Kissin, un pianiste beethovenien ?
Une fois encore, pour sa série ‘Les Grands Interprètes’, l’Agence Caecilia invite Yevgheny Kissin, l’une des valeurs sûres que l’on entend régulièrement à Genève dans un répertoire des plus variés ; il se montre souvent bien plus convaincant dans le répertoire de virtuose que dans le domaine classique : l’on a ainsi gardé en mémoire une 32e Sonate opus 111 de Beethoven au style indéfini balayé par le supplément au deuxième cahier des Années de Pèlerinage de Liszt, un Venezia e Napoli à vous laisser pantois !
En ce 18 février 2020, bicentenaire oblige, son récital est entièrement consacré à Beethoven et commence par une page célèbre, la 8e Sonate en ré mineur op.13 dite ‘Pathétique’. Du Grave initial, il extirpe un souffle tragique en appuyant les graves qui contrastent avec une articulation de la main droite produisant un coloris clair ; l’Allegro di molto qui s’y enchaîne révèle une tendance à insister sur l’accentuation, quitte à déséquilibrer le discours. Le célèbre Andante cantabile reste à la surface, donnant l’impression qu’il est peu habité, tandis que le Rondò Allegro, extrêmement rapide, attire l’attention sur l’entrelacs contrapuntique. Les Variations en mi bémol majeur op.35 ‘Eroica’ exhibent la même dichotomie entre cette volonté de faire chanter le motif fameux qui figurera dans le Finale de la Troisième Symphonie et ces tutti pesants comme des colonnes d’airain étouffant la veine mélodique qui, par chance, retrouvera une certaine brillance dans le fugato conclusif.

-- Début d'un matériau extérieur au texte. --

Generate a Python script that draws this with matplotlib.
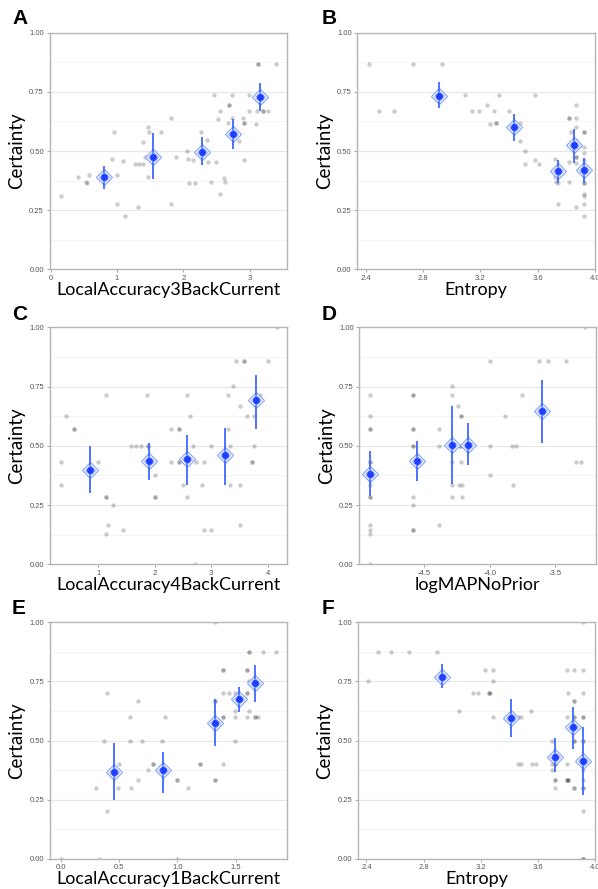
import numpy as np
import matplotlib
matplotlib.use("Agg")
from matplotlib import pyplot as plt

# ---- data ----
# A: LocalAccuracy3BackCurrent
a_x = [0.16, 0.415, 0.535, 0.55, 0.575, 0.95, 0.93, 1.0, 1.0, 1.095, 1.115, 1.275, 1.32, 1.33, 1.39,
       1.39, 1.415, 1.47, 1.475, 1.47, 1.665, 1.815, 1.815, 1.89, 2.055, 2.065, 2.09, 2.15, 2.175,
       2.26, 2.36, 2.365, 2.42, 2.465, 2.5, 2.53, 2.55, 2.55, 2.61, 2.63, 2.69, 2.69, 2.68, 2.73,
       2.73, 2.84, 2.9, 2.92, 2.92, 2.92, 2.99, 2.99, 3.1, 3.105, 3.13, 3.13, 3.2, 3.2, 3.28, 3.395]
a_y = [0.31, 0.39, 0.369, 0.366, 0.40, 0.58, 0.465, 0.40, 0.275, 0.456, 0.224, 0.445, 0.265, 0.445, 0.445,
       0.54, 0.476, 0.603, 0.58, 0.39, 0.58, 0.638, 0.276, 0.476, 0.501, 0.468, 0.366, 0.462, 0.366,
       0.58, 0.546, 0.455, 0.37, 0.735, 0.455, 0.634, 0.669, 0.318, 0.387, 0.369, 0.693, 0.693, 0.617, 0.735,
       0.639, 0.541, 0.638, 0.617, 0.617, 0.462, 0.669, 0.735, 0.614, 0.669, 0.869, 0.869, 0.669, 0.669, 0.669, 0.869]
a_mx = [0.8, 1.54, 2.28, 2.75, 3.16]
a_my = [0.39, 0.476, 0.494, 0.572, 0.73]
a_lo = [0.341, 0.38, 0.44, 0.507, 0.67]
a_hi = [0.437, 0.575, 0.56, 0.634, 0.789]

# B: Entropy
b_x = [2.42, 2.495, 2.60, 2.73, 2.93, 3.09, 3.14, 3.19, 3.245, 3.27, 3.295, 3.31, 3.31, 3.33, 3.40,
       3.477, 3.477, 3.514, 3.514, 3.58, 3.58, 3.607, 3.72, 3.72, 3.73, 3.745, 3.745, 3.816, 3.816,
       3.82, 3.816, 3.83, 3.867, 3.867, 3.867, 3.867, 3.867, 3.867, 3.867, 3.867, 3.92, 3.92, 3.92,
       3.92, 3.92, 3.92, 3.92, 3.92, 3.92, 3.92, 3.92, 3.92]
b_y = [0.869, 0.669, 0.669, 0.869, 0.869, 0.735, 0.669, 0.669, 0.694, 0.613, 0.669, 0.617, 0.617, 0.735, 0.669,
       0.617, 0.541, 0.501, 0.445, 0.735, 0.462, 0.445, 0.468, 0.389, 0.37, 0.366, 0.276, 0.638, 0.638,
       0.455, 0.369, 0.58, 0.693, 0.638, 0.603, 0.546, 0.476, 0.476, 0.448, 0.265, 0.58, 0.58, 0.518,
       0.49, 0.462, 0.406, 0.366, 0.366, 0.32, 0.311, 0.276, 0.224]
b_mx = [2.914, 3.437, 3.74, 3.853, 3.923]
b_my = [0.731, 0.601, 0.415, 0.525, 0.42]
b_lo = [0.680, 0.544, 0.366, 0.451, 0.363]
b_hi = [0.792, 0.656, 0.462, 0.592, 0.470]

# C: LocalAccuracy4BackCurrent
c_x = [0.331, 0.331, 0.426, 0.568, 0.568, 1.0, 1.142, 1.142, 1.142, 1.13, 1.166, 1.254, 1.432, 1.574,
       1.669, 1.763, 1.858, 1.876, 1.876, 1.89, 2.0, 2.0, 2.0, 2.284, 2.284, 2.432, 2.432, 2.432, 2.432,
       2.497, 2.58, 2.58, 2.633, 2.675, 2.722, 2.734, 2.846, 2.87, 2.87, 3.0, 3.0, 3.296, 3.3, 3.343,
       3.343, 3.385, 3.444, 3.51, 3.51, 3.51, 3.58, 3.58, 3.64, 3.73, 3.73, 3.763, 3.763, 3.87, 4.006, 4.16]
c_y = [0.43, 0.335, 0.626, 0.572, 0.572, 0.43, 0.716, 0.286, 0.286, 0.127, 0.167, 0.25, 0.145, 0.50,
       0.50, 0.50, 0.716, 0.50, 0.50, 0.43, 0.375, 0.286, 0.286, 0.43, 0.572, 0.572, 0.572, 0.43, 0.43,
       0.335, 0.716, 0.286, 0.626, 0.50, 0.0, 0.43, 0.335, 0.43, 0.145, 0.50, 0.145, 0.572, 0.716, 0.335,
       0.50, 0.752, 0.859, 0.668, 0.335, 0.167, 0.859, 0.859, 0.626, 0.43, 0.43, 0.626, 0.50, 0.716, 0.859, 1.0]
c_mx = [0.846, 1.893, 2.568, 3.243, 3.787]
c_my = [0.40, 0.437, 0.443, 0.461, 0.692]
c_lo = [0.302, 0.356, 0.333, 0.333, 0.572]
c_hi = [0.499, 0.511, 0.544, 0.575, 0.80]

# D: logMAPNoPrior
d_x = [-4.916, -4.916, -4.916, -4.916, -4.916, -4.916, -4.916, -4.916, -4.916, -4.916, -4.916, -4.916,
       -4.916, -4.584, -4.584, -4.584, -4.584, -4.584, -4.584, -4.584, -4.574, -4.584, -4.584, -4.584,
       -4.584, -4.39, -4.39, -4.39, -4.29, -4.29, -4.29, -4.29, -4.29, -4.244, -4.228, -4.228, -4.233,
       -4.218, -4.218, -4.218, -4.213, -4.213, -4.0, -4.0, -4.0, -3.883, -3.827, -3.797, -3.822, -3.756,
       -3.624, -3.558, -3.416, -3.343, -3.305, -3.274]
d_y = [0.716, 0.626, 0.572, 0.572, 0.43, 0.43, 0.335, 0.286, 0.286, 0.167, 0.145, 0.127,
       0.0, 0.716, 0.716, 0.572, 0.572, 0.50, 0.50, 0.43, 0.43, 0.286, 0.25, 0.145,
       0.145, 0.572, 0.50, 0.167, 0.752, 0.716, 0.43, 0.335, 0.286, 0.668, 0.50, 0.50, 0.335,
       0.626, 0.626, 0.43, 0.335, 0.286, 0.859, 0.50, 0.375, 0.626, 0.50, 0.50, 0.335, 0.716,
       0.859, 0.859, 0.859, 0.43, 0.43, 1.0]
d_mx = [-4.916, -4.553, -4.29, -4.167, -3.599]
d_my = [0.381, 0.434, 0.502, 0.502, 0.646]
d_lo = [0.288, 0.353, 0.34, 0.418, 0.512]
d_hi = [0.477, 0.519, 0.669, 0.598, 0.777]

# E: LocalAccuracy1BackCurrent
e_x = [0.0, 0.3, 0.331, 0.371, 0.394, 0.394, 0.494, 0.5, 0.594, 0.594, 0.6, 0.663, 0.663, 0.697, 0.749,
       0.794, 0.794, 0.869, 0.891, 0.994, 0.994, 0.994, 1.094, 1.194, 1.194, 1.326, 1.326, 1.326, 1.326,
       1.394, 1.394, 1.394, 1.394, 1.394, 1.394, 1.44, 1.497, 1.491, 1.491, 1.491, 1.594, 1.594, 1.594,
       1.594, 1.594, 1.614, 1.614, 1.614, 1.614, 1.669, 1.669, 1.694, 1.737, 1.846, 1.323]
e_y = [0.0, 0.30, 0.0, 0.499, 0.70, 0.20, 0.30, 0.40, 0.60, 0.499, 0.30, 0.667, 0.333, 0.499, 0.375,
       0.40, 0.40, 0.499, 0.60, 0.333, 0.333, 0.0, 0.30, 0.40, 0.40, 0.667, 0.667, 0.333, 0.333,
       0.80, 0.80, 0.70, 0.60, 0.60, 0.40, 0.70, 0.70, 0.624, 0.60, 0.499, 0.80, 0.80, 0.70,
       0.70, 0.60, 0.876, 0.876, 0.75, 0.624, 0.60, 0.60, 0.60, 0.876, 0.876, 1.0]
e_mx = [0.457, 0.877, 1.323, 1.531, 1.669]
e_my = [0.368, 0.375, 0.575, 0.674, 0.743]
e_lo = [0.248, 0.279, 0.477, 0.62, 0.663]
e_hi = [0.488, 0.453, 0.677, 0.725, 0.818]

# F: Entropy
f_x = [2.41, 2.484, 2.574, 2.698, 2.893, 3.051, 3.144, 3.181, 3.228, 3.256, 3.256, 3.265, 3.284, 3.284,
       3.284, 3.395, 3.395, 3.46, 3.479, 3.46, 3.479, 3.549, 3.558, 3.586, 3.698, 3.698, 3.698, 3.72,
       3.72, 3.72, 3.72, 3.72, 3.805, 3.809, 3.805, 3.805, 3.805, 3.805, 3.814, 3.814, 3.856, 3.856,
       3.856, 3.856, 3.856, 3.856, 3.856, 3.856, 3.856, 3.916, 3.916, 3.916, 3.916, 3.916, 3.916, 3.916,
       3.916, 3.916, 3.916, 3.916, 3.916, 3.916, 3.916, 3.916, 3.916]
f_y = [0.75, 0.876, 0.876, 0.876, 0.876, 0.625, 0.70, 0.70, 0.80, 0.70, 0.70, 0.70, 0.80, 0.75,
       0.60, 0.60, 0.60, 0.60, 0.60, 0.40, 0.40, 0.625, 0.40, 0.40, 0.499, 0.40, 0.375, 0.40,
       0.40, 0.333, 0.333, 0.30, 0.80, 0.70, 0.60, 0.40, 0.333, 0.333, 0.333, 0.333, 0.80, 0.667,
       0.667, 0.60, 0.60, 0.499, 0.499, 0.30, 0.30, 1.0, 0.80, 0.70, 0.60, 0.60, 0.499, 0.499,
       0.40, 0.375, 0.333, 0.30, 0.30, 0.20, 0.0, 0.0, 0.0]
f_mx = [2.926, 3.409, 3.719, 3.847, 3.916]
f_my = [0.77, 0.597, 0.43, 0.556, 0.413]
f_lo = [0.721, 0.513, 0.367, 0.465, 0.271]
f_hi = [0.824, 0.677, 0.511, 0.64, 0.559]

W, H = 598, 889
plt.rcParams['font.family'] = ['Lato', 'DejaVu Sans']


def panel_axes(fig, left, top, right, bottom):
    # pixel box -> figure fraction
    return fig.add_axes([left / W, 1 - bottom / H, (right - left) / W, (bottom - top) / H])


def draw_panel(ax, x, y, mx, my, lo, hi, xlim, xticks, xfmt, xlabel):
    ax.set_xlim(*xlim)
    ax.set_ylim(0, 1)
    # horizontal grid only
    for v in [0.25, 0.5, 0.75]:
        ax.axhline(v, color='#e8e8e8', lw=0.9, zorder=0)
    for v in [0.125, 0.375, 0.625, 0.875]:
        ax.axhline(v, color='#f3f3f3', lw=0.6, zorder=0)

    ax.scatter(x, y, s=10, color='black', alpha=0.2, lw=0, zorder=2)

    # mean +/- error with the double diamond outline
    ax.plot(mx, my, ls='none', marker='D', ms=7.8, mfc='white', mec='#82a0ff', mew=0.8, zorder=3)
    ax.vlines(mx, lo, hi, color='#3f68ff', lw=1.3, zorder=4)
    ax.plot(mx, my, ls='none', marker='D', ms=5.6, mfc='none', mec='#82a0ff', mew=0.7, zorder=4)
    ax.plot(mx, my, ls='none', marker='o', ms=5.0, mfc='#1f3fff', mec='none', zorder=5)

    ax.set_yticks([0, 0.25, 0.5, 0.75, 1.0])
    ax.set_yticklabels(['0.00', '0.25', '0.50', '0.75', '1.00'], family='Liberation Sans')
    ax.set_xticks(xticks)
    ax.set_xticklabels([xfmt.format(t) for t in xticks], family='Liberation Sans')
    ax.tick_params(axis='both', length=2.5, width=0.6, color='#999999', labelsize=5.5,
                   labelcolor='#555555', pad=1.5)
    for s in ax.spines.values():
        s.set_color('#b5b5b5')
        s.set_linewidth(1.0)
    ax.set_xlabel(xlabel, fontsize=13, labelpad=0)
    ax.set_ylabel('Certainty', fontsize=13.5, labelpad=3)


fig = plt.figure(figsize=(W / 100, H / 100), dpi=100)

ax_a = panel_axes(fig, 49.5, 32.7, 286.7, 269.3)
draw_panel(ax_a, a_x, a_y, a_mx, a_my, a_lo, a_hi, (-0.02, 3.56), [0, 1, 2, 3], '{:.0f}',
           'LocalAccuracy3BackCurrent')
ax_b = panel_axes(fig, 357.3, 32.7, 595, 269.3)
draw_panel(ax_b, b_x, b_y, b_mx, b_my, b_lo, b_hi, (2.341, 4.0), [2.4, 2.8, 3.2, 3.6, 4.0], '{:.1f}',
           'Entropy')
ax_c = panel_axes(fig, 50, 327.3, 286.7, 564.3)
draw_panel(ax_c, c_x, c_y, c_mx, c_my, c_lo, c_hi, (0.142, 4.34), [1, 2, 3, 4], '{:.0f}',
           'LocalAccuracy4BackCurrent')
ax_d = panel_axes(fig, 359.3, 327.3, 596, 564.3)
draw_panel(ax_d, d_x, d_y, d_mx, d_my, d_lo, d_hi, (-4.995, -3.19), [-4.5, -4.0, -3.5], '{:.1f}',
           'logMAPNoPrior')
ax_e = panel_axes(fig, 50, 622.3, 286.7, 858.7)
draw_panel(ax_e, e_x, e_y, e_mx, e_my, e_lo, e_hi, (-0.091, 1.937), [0.0, 0.5, 1.0, 1.5], '{:.1f}',
           'LocalAccuracy1BackCurrent')
ax_f = panel_axes(fig, 358, 622.3, 595, 858.7)
draw_panel(ax_f, f_x, f_y, f_mx, f_my, f_lo, f_hi, (2.341, 4.0), [2.4, 2.8, 3.2, 3.6, 4.0], '{:.1f}',
           'Entropy')

# panel letters
for lab, px, py in [('A', 12, 19), ('B', 322, 19), ('C', 12, 314), ('D', 322, 314), ('E', 12, 609), ('F', 322, 609)]:
    fig.text(px / W, 1 - py / H, lab, fontsize=15, fontweight='bold', family='Liberation Sans',
             va='center', ha='left')

fig.savefig('out.png', dpi=100)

En seconde partie, ‘La Tempête’, la 17e Sonate en ré mineur op.31 n.2 prend forme par un arpège à fleur de clavier que les croches, liées par deux, corseront en rendant le dessin anguleux et le trait maniéré sur une basse vrombissante. Quelque peu ostentatoire, le cantabile de l’Adagio développe habilement le procédé alternatif des questions et réponses, quand le Finale impressionne par le délié du jeu voilant une main gauche grondante. Et c’est finalement la Sonate ‘Waldstein’, la 21e en ut majeur op.53, qui bénéficie du meilleur sort : d’un ostinato impétueux se détache une ligne de chant radieuse qui conservera son éclat dans les traits épineux, tandis qu’une véritable expression sous-tend l’échange de segments mélodiques entre les extrémités de tessiture ; et le Rondò final est irisé de demi-teintes rassérénées rendant naturelle l’alternance du couplet et du refrain.
En bis, l’époustouflante technique retrouve ses droits avec deux des Bagatelles et les Variations sur la Marche Turque des ‘Ruines d’Athènes’, nous montrant l’artiste sur son terrain d’élection, la virtuosité.